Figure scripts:
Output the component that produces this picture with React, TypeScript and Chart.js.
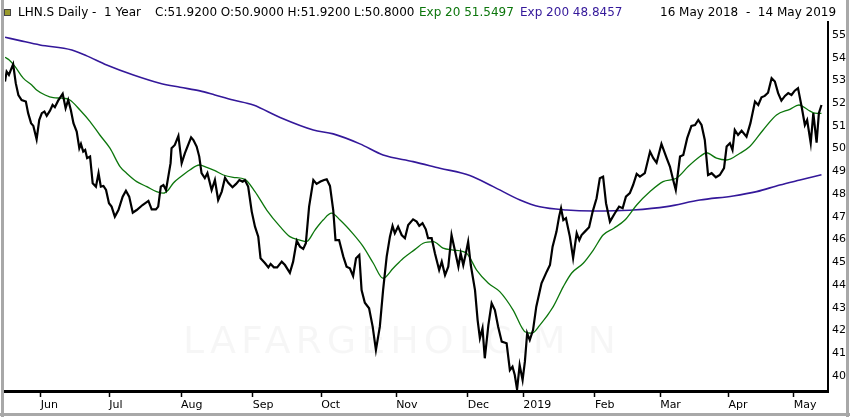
import React, { useEffect, useRef } from 'react';
import { Chart, registerables } from 'chart.js';

Chart.register(...registerables);

// trading day number, counted from 16 May 2018
const closeDay = [
  0, 0.5, 1.2, 1.8, 2.5, 3.3, 4.1, 5.1, 6.4, 7.1,
  8.0, 8.7, 9.7, 10.5, 11.3, 12.1, 12.8, 13.8, 14.6, 15.3,
  16.3, 17.7, 18.6, 19.4, 20.2, 21.0, 22.0, 22.8, 23.3, 24.0,
  24.6, 25.2, 26.1, 26.9, 27.9, 28.7, 29.4, 30.2, 31.0, 31.9,
  32.7, 33.7, 34.8, 36.1, 37.1, 38.1, 39.2, 40.4, 42.2, 44.0,
  45.0, 46.3, 47.0, 47.8, 48.6, 49.4, 50.1, 50.8, 51.1, 52.1,
  53.2, 54.2, 55.2, 57.1, 57.8, 58.8, 59.6, 60.3, 61.3, 62.1,
  63.4, 64.4, 65.4, 66.5, 67.5, 68.5, 69.8, 70.9, 71.9, 72.9,
  73.6, 74.6, 75.7, 76.7, 77.7, 78.4, 79.8, 80.8, 81.5, 82.5,
  83.5, 84.9, 85.9, 87.4, 88.4, 89.5, 90.5, 91.5, 92.3, 93.3,
  94.6, 95.6, 96.8, 97.9, 98.7, 99.7, 100.7, 101.4, 102.5, 103.8,
  104.8, 105.8, 106.8, 107.7, 108.7, 109.4, 110.4, 111.7, 112.8, 113.8,
  115.0, 116.0, 117.1, 118.1, 118.9, 119.6, 120.6, 121.7, 122.7, 123.7,
  125.2, 126.3, 127.1, 128.1, 129.1, 129.8, 130.9, 131.9, 133.2, 134.0,
  135.0, 136.0, 137.0, 138.0, 139.1, 139.8, 140.6, 141.4, 142.1, 142.9,
  144.2, 145.0, 145.7, 146.5, 147.2, 148.3, 149.3, 150.3, 151.3, 152.4,
  153.9, 154.9, 155.7, 156.4, 157.1, 157.9, 158.8, 159.5, 160.2, 161.0,
  162.0, 163.0, 164.6, 166.2, 167.2, 168.0, 169.2, 170.0, 170.6, 171.3,
  172.1, 173.3, 174.3, 175.4, 176.2, 176.9, 177.9, 179.2, 180.3, 181.5,
  182.5, 183.5, 184.4, 185.6, 187.1, 188.4, 189.5, 190.5, 191.7, 192.7,
  193.8, 194.8, 196.3, 197.9, 198.9, 199.9, 201.4, 203.0, 204.0, 205.0,
  205.8, 207.1, 208.1, 209.3, 210.6, 211.7, 212.7, 213.7, 214.7, 215.7,
  216.8, 218.1, 219.3, 220.6, 221.4, 222.4, 223.2, 223.9, 224.9, 226.0,
  227.5, 228.7, 230.1, 231.1, 232.1, 233.1, 234.1, 235.2, 236.2, 237.2,
  238.2, 239.3, 240.3, 241.3, 242.3, 243.3, 244.4, 245.4, 246.1, 247.2,
  248.0, 249.0, 249.7, 250.5,
];
const closeValue = [
  52.95, 53.39, 53.24, 53.46, 53.71, 52.88, 52.36, 52.14, 52.07, 51.56,
  51.12, 51.0, 50.41, 51.26, 51.56, 51.63, 51.44, 51.67, 51.92, 51.82,
  52.11, 52.41, 51.78, 52.14, 51.70, 51.12, 50.75, 50.02, 50.21, 49.87,
  49.94, 49.58, 49.65, 48.48, 48.33, 48.92, 48.33, 48.36, 48.18, 47.60,
  47.45, 47.01, 47.30, 47.89, 48.15, 47.89, 47.18, 47.30, 47.52, 47.70,
  47.33, 47.33, 47.45, 48.33, 48.40, 48.18, 48.77, 49.36, 50.02, 50.16,
  50.56, 49.36, 49.80, 50.50, 50.38, 50.09, 49.65, 48.92, 48.70, 48.92,
  48.18, 48.62, 47.74, 48.11, 48.72, 48.50, 48.30, 48.45, 48.62, 48.55,
  48.62, 48.33, 47.23, 46.57, 46.13, 45.18, 44.96, 44.78, 44.93, 44.78,
  44.78, 45.03, 44.88, 44.54, 45.03, 45.95, 45.69, 45.59, 45.84, 47.45,
  48.62, 48.45, 48.55, 48.62, 48.65, 48.36, 47.30, 45.98, 45.98, 45.25,
  44.81, 44.74, 44.40, 45.18, 45.32, 43.78, 43.22, 42.98, 42.17, 41.14,
  42.17, 43.78, 45.25, 46.13, 46.60, 46.28, 46.57, 46.20, 46.06, 46.64,
  46.89, 46.79, 46.60, 46.72, 46.45, 46.06, 46.06, 45.40, 44.66, 45.03,
  44.44, 44.81, 46.20, 45.54, 44.81, 45.40, 44.88, 45.40, 45.91, 44.88,
  43.78, 42.46, 41.66, 42.10, 40.78, 42.24, 43.20, 42.90, 42.17, 41.51,
  41.44, 40.26, 40.41, 40.04, 39.41, 40.48, 39.82, 40.63, 41.88, 41.58,
  42.02, 43.05, 44.08, 44.59, 44.88, 45.69, 46.35, 47.01, 47.38, 46.86,
  46.94, 46.13, 45.18, 46.28, 45.98, 46.20, 46.35, 46.54, 47.23, 47.82,
  48.70, 48.77, 47.60, 46.79, 47.16, 47.45, 47.38, 47.89, 48.04, 48.40,
  48.89, 48.77, 48.92, 49.87, 49.58, 49.38, 50.21, 49.58, 49.21, 48.62,
  48.18, 49.65, 49.72, 50.46, 51.0, 51.04, 51.26, 51.04, 50.38, 48.84,
  48.92, 48.74, 48.84, 49.14, 50.09, 50.24, 49.94, 50.82, 50.60, 50.79,
  50.53, 51.12, 52.07, 51.92, 52.26, 52.32, 52.46, 53.10, 52.95, 52.44,
  52.11, 52.32, 52.44, 52.36, 52.55, 52.66, 51.85, 51.04, 51.26, 50.24,
  51.56, 50.26, 51.56, 51.92,
];

const ema20Day = [
  0, 1.3, 3.1, 5.6, 8.2, 9.7, 12.3, 14.8, 17.4, 19.9,
  23.0, 26.1, 29.1, 32.2, 35.3, 37.3, 40.4, 43.5, 46.5, 48.6,
  50.1, 51.6, 53.7, 56.7, 59.6, 61.9, 64.4, 67.0, 70.0, 73.6,
  76.7, 80.3, 84.4, 87.4, 90.5, 92.5, 95.1, 97.6, 100.2, 102.8,
  106.8, 109.9, 113.0, 116.0, 119.1, 122.2, 125.8, 128.3, 131.4, 134.4,
  137.5, 141.6, 144.7, 148.3, 151.8, 155.9, 159.5, 161.6, 164.1, 168.2,
  171.3, 173.8, 177.4, 180.5, 183.5, 186.8, 190.2, 193.8, 197.9, 201.9,
  206.0, 209.6, 213.2, 215.2, 218.3, 221.4, 225.5, 228.5, 232.6, 236.7,
  240.8, 243.6, 246.4, 248.5, 250.5,
];
const ema20Value = [
  54.02, 53.90, 53.61, 53.10, 52.80, 52.58, 52.36, 52.24, 52.22, 52.14,
  51.70, 51.19, 50.60, 50.02, 49.21, 48.92, 48.55, 48.33, 48.11, 48.04,
  48.18, 48.48, 48.74, 49.06, 49.28, 49.18, 49.03, 48.84, 48.74, 48.65,
  48.11, 47.30, 46.57, 46.13, 45.98, 45.91, 46.42, 46.86, 47.16, 46.86,
  46.25, 45.69, 44.96, 44.30, 44.74, 45.18, 45.57, 45.84, 45.91, 45.62,
  45.54, 45.40, 44.66, 44.08, 43.71, 42.90, 41.95, 41.88, 42.24, 43.05,
  43.93, 44.52, 44.96, 45.54, 46.20, 46.50, 46.86, 47.52, 48.11, 48.55,
  48.70, 49.21, 49.65, 49.82, 49.58, 49.50, 49.80, 50.09, 50.82, 51.48,
  51.73, 51.92, 51.70, 51.56, 51.55,
];

const ema200Day = [
  0, 4.6, 10.7, 20.5, 25.1, 31.2, 39.4, 47.5, 53.7, 59.8,
  64.4, 70.0, 76.2, 84.4, 94.6, 100.7, 108.9, 116.0, 125.2, 133.4,
  142.6, 149.8, 158.0, 164.1, 172.3, 180.5, 187.1, 192.7, 203.0, 213.2,
  223.4, 230.6, 237.7, 243.9, 250.5,
];
const ema200Value = [
  54.90, 54.75, 54.56, 54.34, 54.08, 53.68, 53.24, 52.88, 52.70, 52.54,
  52.36, 52.14, 51.92, 51.37, 50.82, 50.65, 50.21, 49.72, 49.43, 49.14,
  48.82, 48.33, 47.74, 47.44, 47.30, 47.26, 47.27, 47.30, 47.45, 47.74,
  47.92, 48.11, 48.40, 48.62, 48.85,
];

// first trading day of each month
const monthTicks = [11, 32, 54, 76, 97, 120, 142, 159, 181, 201, 222, 242];
const monthLabels = ['Jun', 'Jul', 'Aug', 'Sep', 'Oct', 'Nov', 'Dec', '2019', 'Feb', 'Mar', 'Apr', 'May'];
const priceTicks = [40, 41, 42, 43, 44, 45, 46, 47, 48, 49, 50, 51, 52, 53, 54, 55];

const FONT = 'DejaVu Sans';

const pairs = (xs: number[], ys: number[]) => xs.map((x, i) => ({ x, y: ys[i] }));

const App = () => {
  const chartRef = useRef<HTMLCanvasElement>(null);
  const chartInstance = useRef<Chart | null>(null);

  useEffect(() => {
    document.body.style.margin = '0';
    const ctx = chartRef.current?.getContext('2d');
    if (!ctx) return;
    if (chartInstance.current) chartInstance.current.destroy();

    // faint watermark behind the lines
    const watermark = {
      id: 'watermark',
      beforeDatasetsDraw(chart: Chart) {
        const c = chart.ctx;
        c.save();
        c.font = `38px "${FONT}"`;
        c.fillStyle = 'rgba(0,0,0,0.035)';
        c.textAlign = 'center';
        c.textBaseline = 'middle';
        (c as any).letterSpacing = '5px';
        c.fillText('LAFARGEHOLCIM N', 402, 343);
        c.restore();
      },
    };

    chartInstance.current = new Chart(ctx, {
      type: 'line',
      data: {
        datasets: [
          {
            label: 'LHN.S',
            data: pairs(closeDay, closeValue),
            borderColor: '#000000',
            borderWidth: 2.2,
            pointRadius: 0,
            tension: 0,
          },
          {
            label: 'Exp 20',
            data: pairs(ema20Day, ema20Value),
            borderColor: '#0c760c',
            borderWidth: 1.3,
            pointRadius: 0,
            cubicInterpolationMode: 'monotone',
          },
          {
            label: 'Exp 200',
            data: pairs(ema200Day, ema200Value),
            borderColor: '#34189a',
            borderWidth: 1.6,
            pointRadius: 0,
            cubicInterpolationMode: 'monotone',
          },
        ],
      },
      options: {
        animation: false,
        responsive: false,
        layout: { padding: { left: 5, top: 22, right: 0, bottom: 0 } },
        plugins: { legend: { display: false }, tooltip: { enabled: false } },
        scales: {
          x: {
            type: 'linear',
            min: 0,
            max: 252.5,
            afterBuildTicks: (s: any) => {
              s.ticks = monthTicks.map((v) => ({ value: v }));
            },
            afterFit: (s: any) => {
              s.height = 26;
            },
            grid: { drawOnChartArea: false, drawTicks: true, tickLength: 6, tickColor: '#000', tickWidth: 1.5 },
            border: { color: '#000', width: 3 },
            ticks: {
              align: 'start',
              padding: 2,
              color: '#000',
              maxRotation: 0,
              autoSkip: false,
              font: { family: FONT, size: 11 },
              callback: (_v: any, i: number) => monthLabels[i],
            },
          },
          y: {
            position: 'right',
            min: 39.34,
            max: 55.57,
            afterBuildTicks: (s: any) => {
              s.ticks = priceTicks.map((v) => ({ value: v }));
            },
            afterFit: (s: any) => {
              s.width = 22;
            },
            grid: { drawOnChartArea: false, drawTicks: false },
            border: { color: '#000', width: 2 },
            ticks: {
              padding: 4,
              color: '#000',
              font: { family: FONT, size: 11 },
              callback: (v: any) => String(v),
            },
          },
        },
      },
      plugins: [watermark],
    });

    return () => {
      if (chartInstance.current) {
        chartInstance.current.destroy();
        chartInstance.current = null;
      }
    };
  }, []);

  const text: React.CSSProperties = {
    position: 'absolute',
    top: 5,
    lineHeight: '15px',
    fontFamily: FONT,
    fontSize: 12,
    whiteSpace: 'pre',
    color: '#000',
  };

  return (
    <div style={{ position: 'relative', width: 850, height: 417, background: '#fff', overflow: 'hidden' }}>
      <canvas ref={chartRef} width={850} height={417} style={{ position: 'absolute', left: 0, top: 0 }}></canvas>
      {/* header */}
      <div style={{ position: 'absolute', left: 4, top: 9, width: 5, height: 5, background: '#9a9a2a', border: '1px solid #444' }} />
      <span style={{ ...text, left: 18 }}>LHN.S Daily -  1 Year</span>
      <span style={{ ...text, left: 155 }}>C:51.9200 O:50.9000 H:51.9200 L:50.8000</span>
      <span style={{ ...text, left: 419, color: '#0c760c' }}>Exp 20 51.5497</span>
      <span style={{ ...text, left: 520, color: '#34189a' }}>Exp 200 48.8457</span>
      <span style={{ ...text, left: 660 }}>16 May 2018  -  14 May 2019</span>
      {/* grey frame */}
      <div style={{ position: 'absolute', left: 1, top: 0, width: 3, height: 417, background: '#a8a8a8' }} />
      <div style={{ position: 'absolute', right: 1, top: 0, width: 3, height: 417, background: '#a8a8a8' }} />
      <div style={{ position: 'absolute', left: 0, bottom: 1, width: 850, height: 3, background: '#a8a8a8' }} />
    </div>
  );
};

export default App;
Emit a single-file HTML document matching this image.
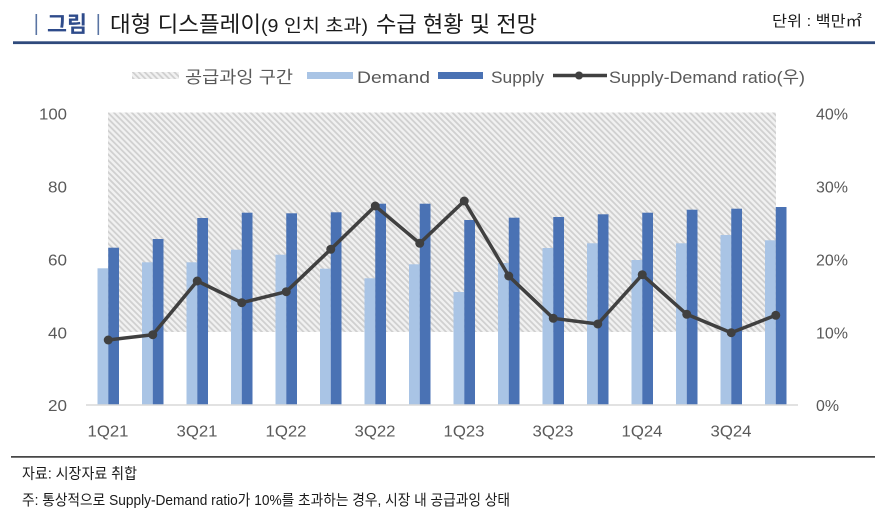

Aim of the task: Working from the listing above, pick out every line that has "React" and copy it.

The output:
Output the component that produces this picture with React, TypeScript and Chart.js.
import React, { useEffect, useRef } from 'react';
  const text: React.CSSProperties = {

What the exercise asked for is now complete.